Esattamente, all’università ero iscritto a Lettere e Filosofia e persino mio padre, da cui ho ereditato la guida dell’azienda nel 2001, mi sconsigliava di intraprendere la sua stessa carriera. Quando ero studente non ero minimamente interessato a entrare nel mondo del business, scrivevo racconti e sognavo un futuro nella letteratura. Fu quando decisi di intraprendere un viaggio per trovare l’ispirazione per i miei racconti che tutto cambiò.
In che senso?
Avevo bisogno di mettere soldi da parte, e così iniziai a lavorare per l’azienda di famiglia. Ho ricoperto ogni posizione, dal magazziniere, all’archivio fino all’operaio in fabbrica. Per i primi tre mesi odiavo quel lavoro, perché mi ero sempre promesso che non avrei chiesto aiuto ai miei genitori. Tuttavia, dopo qualche tempo – soprattutto quando venni spedito in Europa per un viaggio di lavoro – capii che il brand aveva un potenziale enorme: raccontava la storia e la natura del Canada e le persone che compravano i nostri giubbotti lo facevano soprattutto per trovare nei capi Canada Goose quel significato. È stato quando ho capito tutto questo che ho iniziato ad amare alla follia questo brand.
Ed è stato in quel momento che hai chiesto a tuo padre di guidare l’azienda, quando hai capito di avere un’idea per lanciare Canada Goose oltre i confini del brand ‘tecnico’?
Si, perché avevo scoperto che in Europa Canada Goose era amato anche da chi non faceva l’esploratore (ride, ndr). Avevo capito che il pubblico amava i nostri prodotti perché sapeva che, indossando un cappotto Canada Goose, avrebbe potuto scalare una montagna senza sentire freddo, sentirsi come chi attraversa il Polo Nord in missione, e questa è stata per me una folgorazione. Avevo 27 anni quando ho iniziato a guidare il brand in questa direzione, e continuavo ad occuparmi di tutto, ma in particolar modo seguivo la comunicazione.

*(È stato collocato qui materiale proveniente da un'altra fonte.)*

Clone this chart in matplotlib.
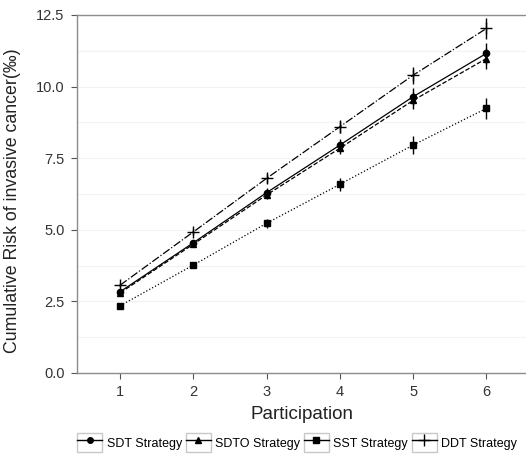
import numpy as np
import matplotlib.pyplot as plt
from matplotlib.lines import Line2D
from matplotlib.patches import Rectangle
from matplotlib.legend_handler import HandlerLine2D

plt.rcParams['font.family'] = ['Liberation Sans', 'DejaVu Sans']

participation = [1, 2, 3, 4, 5, 6]
sdt = [2.84, 4.55, 6.30, 7.96, 9.65, 11.16]
sdto = [2.80, 4.50, 6.22, 7.85, 9.52, 10.98]
sst = [2.35, 3.77, 5.23, 6.59, 7.96, 9.24]
ddt = [3.07, 4.93, 6.80, 8.60, 10.40, 12.03]
err = [0.06, 0.10, 0.15, 0.22, 0.30, 0.36]

labels = ['SDT Strategy', 'SDTO Strategy', 'SST Strategy', 'DDT Strategy']


class BoxedHandler(HandlerLine2D):
    # legend key with a thin grey box round it
    def create_artists(self, legend, orig_handle, xdescent, ydescent,
                       width, height, fontsize, trans):
        arts = super().create_artists(legend, orig_handle, xdescent, ydescent,
                                      width, height, fontsize, trans)
        box = Rectangle((-xdescent, -ydescent), width, height, fill=False,
                        ec='#c8c8c8', lw=1.0, transform=trans)
        return [box] + list(arts)


fig = plt.figure(figsize=(5.26, 4.54), dpi=100)
ax = fig.add_axes([77/526, 81/454, 449/526, 358/454])

series = [(sdt, '-', 'o', 4.5), (sdto, '--', '^', 5), (sst, ':', 's', 4.5), (ddt, '-.', '+', 9)]
for vals, ls, mk, ms in series:
    ax.errorbar(participation, vals, yerr=err, color='black', ls=ls, lw=0.9,
                marker=mk, ms=ms, mew=1.0, elinewidth=1.0, capsize=0)

ax.set_xlim(0.41, 6.54)
ax.set_ylim(0, 12.5)
ax.set_xticks(participation)
ax.set_yticks([0, 2.5, 5, 7.5, 10, 12.5])
ax.set_yticklabels(['0.0', '2.5', '5.0', '7.5', '10.0', '12.5'])
ax.set_yticks(np.arange(1.25, 12.5, 2.5), minor=True)
ax.tick_params(axis='y', which='minor', length=0)
ax.grid(axis='y', which='both', color='#f2f2f2', lw=0.8)
ax.set_axisbelow(True)

for s in ['left', 'bottom', 'top']:
    ax.spines[s].set_color('#8c8c8c')
    ax.spines[s].set_linewidth(1.0)
ax.spines['right'].set_visible(False)
ax.tick_params(which='major', colors='#333333', labelsize=10.5, length=4,
               color='#555555', pad=5)

ax.set_xlabel('Participation', fontsize=13.5, color='#222222', labelpad=5)
ax.set_ylabel('Cumulative Risk of invasive cancer(‰)', fontsize=12.8,
              color='#222222')
ax.yaxis.set_label_coords(-0.125, 0.48)

handles = [Line2D([], [], color='black', lw=1, marker=m, ms=s)
           for m, s in [('o', 4), ('^', 4.5), ('s', 4), ('+', 8)]]
leg = fig.legend(handles, labels, loc='center', bbox_to_anchor=(0.565, 0.025), ncol=4,
                 frameon=False, fontsize=9.0, handlelength=2.0, handleheight=2.0,
                 handletextpad=0.35, columnspacing=0.3, borderpad=0.2,
                 handler_map={Line2D: BoxedHandler()})

fig.savefig('out.png', dpi=100)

Infatti, una delle tue prime strategie di marketing è stata regalare i vostri giubbotti ai lavoratori costretti ad affrontare temperature estreme ogni giorno, dai buttafuori fino agli esploratori, passando per i macchinisti che lavoravano sui set dei film…
…fino a chi vendeva i biglietti fuori dagli stadi (ride, ndr). Non avevamo soldi per permetterci campagne pubblicitarie imponenti, per cui pensai che regalare i nostri capi a persone che lavoravano all’aperto, al freddo e sotto gli occhi di tutti, potesse essere una buona strategia per farci conoscere dal pubblico. Poteva accadere, ad esempio, che su National Geographic apparisse una foto di un esploratore con addosso un parka Canada Goose, o che un attore sul set indossasse uno dei piumini che inviavamo ai macchinisti. E così è successo, in maniera piuttosto spontanea.
Insomma, è come se tu avessi inventato i primi influencers
Diciamo di si (ride, ndr). Infatti, quando sono arrivati i social media sul mercato, con Canada Goose eravamo già preparati ad affrontare quel linguaggio, e fu molto naturale per noi adottare quel tipo di comunicazione ‘dal basso’, per cui i tuoi primi testimonial possono essere le persone comuni. D’altronde, poi, il concetto stesso di influencer si basa sulla capacità di raccontare una storia in un linguaggio diverso da una normale campagna pubblicitaria. Ho sempre fatto molta attenzione alle parole con cui veniva comunicato il messaggio di Canada Goose, perché credo fermamente che le parole abbiano un potere emozionale immenso sulle persone.
E qui tornano la tua passione per la letteratura e per i racconti. Credi che il tuo passato da scrittore e i tuoi studi umanistici abbiano influito sull’idea di business con cui hai modellato Canada Goose?
Ne sono convinto. Probabilmente se avessi studiato economia, o avessi applicato a Canada Goose dei modelli di marketing tradizionale, forse oggi il brand non sarebbe quello che conosciamo oggi. Per dare un nuovo significato a Canada Goose bisognava guardarlo con lenti diverse, in modo da far emergere quel potenziale e quell’immaginario già insito nella sua storia e nelle sue radici. La mia scommessa è stata quella di riuscire a raccontare il Canada e l’estremo nord attraverso giubbotti pronti a qualsiasi temperatura, ma destinati al consumo al dettaglio. È stata un’idea creativa arrivata al momento giusto, ma questo genere di idee non le trovi nei testi di economia o studiando un business case.